Interns often do the work of full-time staff
Nora Neye, 27, is a member of Germany's so-called "Internship Generation," although it's not a club she particularly wanted to join. She's among the many young Germans in their 20s and early 30s who have university degrees but have had little luck finding full-time work.
Instead, they have embarked on a series of internships, often unpaid, hoping that one of them might lead to a permanent job. At the end of each, it's common that graduates leave disappointed or embittered, and usually a lot poorer.
"Finishing your degree and then finding proper work seems more and more difficult," she said. "If you haven't done quite a number of internships, you're not going to find a job."
Internships have become the norm as new graduates outnumber jobs
So Neye, after getting bachelor's and master's degrees in the humanities, got on the internship train herself, doing two-month stints at publishing houses and media organizations. Some were helpful; some were not. None led to a job.
But it was firms' attitude that there was a nearly endless source of highly qualified labor they can use on the cheap that angered her most.
"Companies believe more and more they can do whatever and don't have to pay for it," she said.
Germany's Labor Minister Olaf Scholz wants to cut down on what he and other critics call intern exploitation. He has called for new regulations that would require interns with university degrees be paid appropriately, that their duties and goals be outlined at the outset, and that they not be treated as cheap replacements for regular employees.
Scholz wants to instate a series of protections for interns
"Internships are useful, but there's been some abuse and we have to do something about it," he told reporters.
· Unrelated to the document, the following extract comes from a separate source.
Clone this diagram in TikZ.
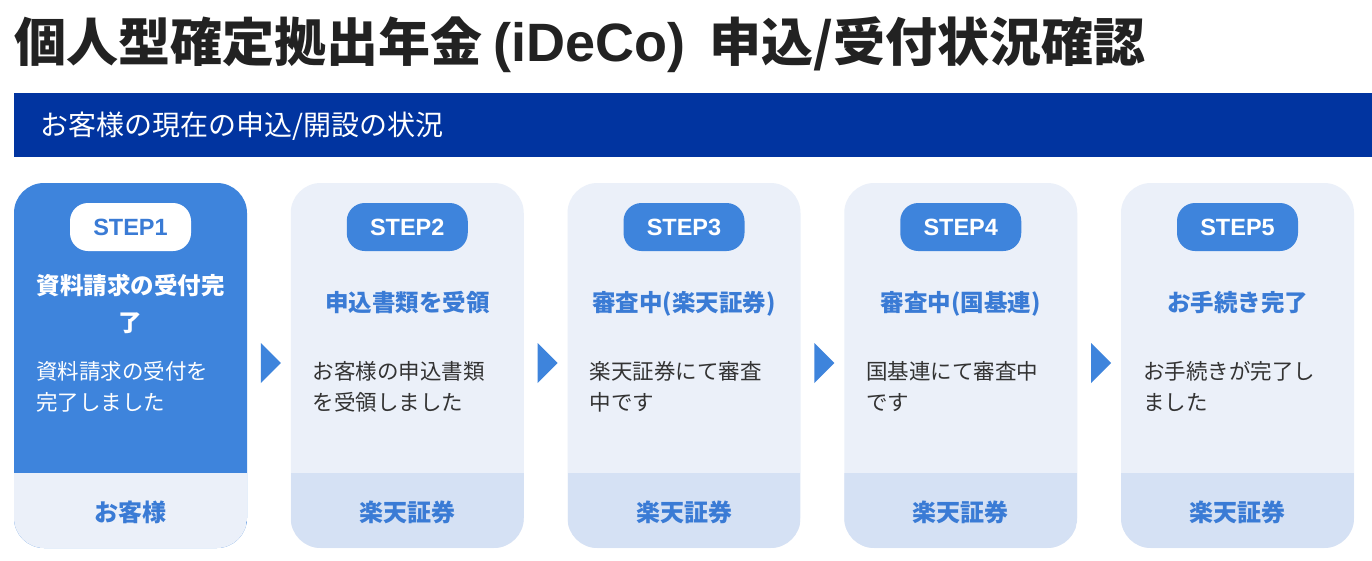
\documentclass[tikz,border=0pt]{standalone}
\usepackage{fontspec}
\newfontfamily\jp{Noto Sans CJK JP}
\newfontfamily\lat{Liberation Sans}
\usetikzlibrary{calc}
\definecolor{mainblue}{HTML}{3E84DC}
\definecolor{txtblue}{HTML}{3A7BD5}
\definecolor{bodycol}{HTML}{EBF0F9}
\definecolor{footcol}{HTML}{D5E1F4}
\definecolor{bannercol}{HTML}{0134A0}
\definecolor{titlecol}{HTML}{222222}
\definecolor{desccol}{HTML}{333333}
\tikzset{
  card/.style n args={2}{rectangle, rounded corners=30pt, minimum width=233pt, minimum height=365pt, inner sep=0pt, fill=#1,
    path picture={\fill[#2, sharp corners] (path picture bounding box.south west) rectangle ([yshift=75pt]path picture bounding box.south east);}},
  pill/.style={rectangle, rounded corners=18pt, minimum width=121pt, minimum height=48pt, inner sep=0pt, font=\lat\bfseries\fontsize{23.5}{28}\selectfont},
  pillblue/.style={pill, fill=mainblue, text=white},
  pillwhite/.style={pill, fill=white, text=txtblue},
  ctitle/.style={inner sep=0pt, anchor=base, text=txtblue, font=\jp\bfseries\fontsize{23.5}{28}\selectfont},
  desc/.style={inner sep=0pt, anchor=base west, text=desccol, font=\jp\fontsize{21.5}{31}\selectfont},
  foot/.style={inner sep=0pt, anchor=base, text=txtblue, font=\jp\bfseries\fontsize{24}{28}\selectfont},
  arr/.style={fill=mainblue},
}
\begin{document}
\begin{tikzpicture}[x=1pt,y=-1pt]
\useasboundingbox[fill=white] (0,0) rectangle (1372,560);
% title
\node[inner sep=0pt, anchor=base west, text=titlecol, font=\jp\bfseries\fontsize{52}{60}\selectfont] (title) at (14,61) {個人型確定拠出年金\hspace{11pt}{\lat\bfseries\fontsize{54}{60}\selectfont (iDeCo)}\hspace{24pt}申込/受付状況確認};
% banner
\node[rectangle, fill=bannercol, minimum width=1358pt, minimum height=64pt, inner sep=0pt, anchor=north west] (ban) at (14,93) {};
\node[inner sep=0pt, anchor=base west, text=white, font=\jp\fontsize{28}{34}\selectfont] (bantxt) at (40,135) {お客様の現在の申込/開設の状況};
% cards
\node[card={mainblue}{bodycol}] (c1) at (130.5,365.5) {};
\node[card={bodycol}{footcol}] (c2) at (407.25,365.5) {};
\node[card={bodycol}{footcol}] (c3) at (684,365.5) {};
\node[card={bodycol}{footcol}] (c4) at (960.75,365.5) {};
\node[card={bodycol}{footcol}] (c5) at (1237.5,365.5) {};
% pills
\node[pillwhite] (s1) at (130.5,227) {STEP1};
\node[pillblue] (s2) at (407.25,227) {STEP2};
\node[pillblue] (s3) at (684,227) {STEP3};
\node[pillblue] (s4) at (960.75,227) {STEP4};
\node[pillblue] (s5) at (1237.5,227) {STEP5};
% card titles
\node[ctitle, text=white] (t1a) at (130.5,294) {資料請求の受付完};
\node[ctitle, text=white] (t1b) at (130.5,331) {了};
\node[ctitle] (t2) at (407.25,311) {申込書類を受領};
\node[ctitle] (t3) at (684,311) {審査中(楽天証券)};
\node[ctitle] (t4) at (960.75,311) {審査中(国基連)};
\node[ctitle] (t5) at (1237.5,311) {お手続き完了};
% descriptions
\node[desc, text=white] (d1a) at (36,379) {資料請求の受付を};
\node[desc, text=white] (d1b) at (36,410) {完了しました};
\node[desc] (d2a) at (312.75,379) {お客様の申込書類};
\node[desc] (d2b) at (312.75,410) {を受領しました};
\node[desc] (d3a) at (589.5,379) {楽天証券にて審査};
\node[desc] (d3b) at (589.5,410) {中です};
\node[desc] (d4a) at (866.25,379) {国基連にて審査中};
\node[desc] (d4b) at (866.25,410) {です};
\node[desc] (d5a) at (1143,379) {お手続きが完了し};
\node[desc] (d5b) at (1143,410) {ました};
% footers
\node[foot] (f1) at (130.5,521) {お客様};
\node[foot] (f2) at (407.25,521) {楽天証券};
\node[foot] (f3) at (684,521) {楽天証券};
\node[foot] (f4) at (960.75,521) {楽天証券};
\node[foot] (f5) at (1237.5,521) {楽天証券};
% arrows between cards
\foreach \a/\b in {c1/c2,c2/c3,c3/c4,c4/c5}{
  \coordinate (m) at ($(\a.east)!0.5!(\b.west)+(2,-2.5)$);
  \fill[arr] (m) ++(-10,-20) -- ++(20,20) -- ++(-20,20) -- cycle;
}
\end{tikzpicture}
\end{document}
Scholz, a member of the center-left Social Democratic Party, pointed to a study conducted by Germany's Federal Institute for Occupational Safety and Health (BAUA), which asked 2,000 young people between 18 and 34 about their intern experiences. Although all had university degrees, 51 percent were not paid for their internships, and another 12 percent thought they were paid too little.
He said he did not want to do away with internships or put in place a minimum wage for them, rather he was only interested in seeing that interns were treated fairly, since they are a growing group.
While 17 percent of 30 to 34-year-olds have experience as an intern, 25 percent of those between 18 and 24 have an internship behind them.
"There's a general culture of doing more and more internships and it's very problematic," said former intern Neye. "Employers see you after you've finished your degree these days and say 'why have you only done five internships and not 10?'"
New economic model?
Internships in Germany have traditionally been seen as a way to introduce young people to professional working life. For university graduates, they have been thought of as bridges to permanent employment, especially since these interns aren't just making coffee and copies, they're doing real work.
The work-pay balance with many interns is off
"They have a solid education and the required knowledge and therefore generally are given significant tasks," said Rene Rudolf of the youth arm of the German Trade Union Federation (DGB).
But he and others say many companies have abandoned the principle of interns transitioning to full-time employees. Bettina König, who heads an initiative that aims to improve internships called Fair Work, said when the German economy was sputtering in 2001, jobs were scarce, firms were afraid to hire, and graduates gladly took internships, even for low or no pay, just to get experience and perhaps impress a higher-up.
"And now even that the economy is better, this kind of bad model has established itself in many companies," she said. "I don't see it changing without some kind of government intervention."
Fair Work runs a Web site where interns can post their own experiences. Reports of 40 or 50-hour weeks with no pay and no time off yet fulfilling most or all the duties of a full-time staff person are not unusual.
Nice facade, bad intern policy -- German Historical Museum
Last year, the group's annual prize of the worst internship of the year, Money-Grubber 2007, went to the German Historical Museum in Berlin.
There, a history graduate worked 39-hour weeks for six months without insurance, vacation or sick leave. She had to sign an agreement that all work that she did during the time was for the exclusive use of the museum.
Over or under-regulation
But some politicians and employer groups are against any kind of new regulation being placed on business. German Education Minister Annette Schavan of the center-right Christian Democratic Party has warned against imposing more "bureaucratic rules" and has cast doubt on the validity of the BAUA study.
Critics say interns are considered low-wage, high-skilled labor
The head of the BDA employers' association, Gerhard Braun, told the Financial Times Deutschland that more regulation and the establishment of pay rules would cause companies to discontinue their internship programs.
But for others, the suggested changes don't go far enough.
Rudolf of the DGB trade union group wants to see a three-month time limit placed on internships, pay requirements, and a clear understanding of what an internship is. It should be a learning relationship with a company, not a pure work relationship.
If the firm wants that, they should go out and hire somebody, he said.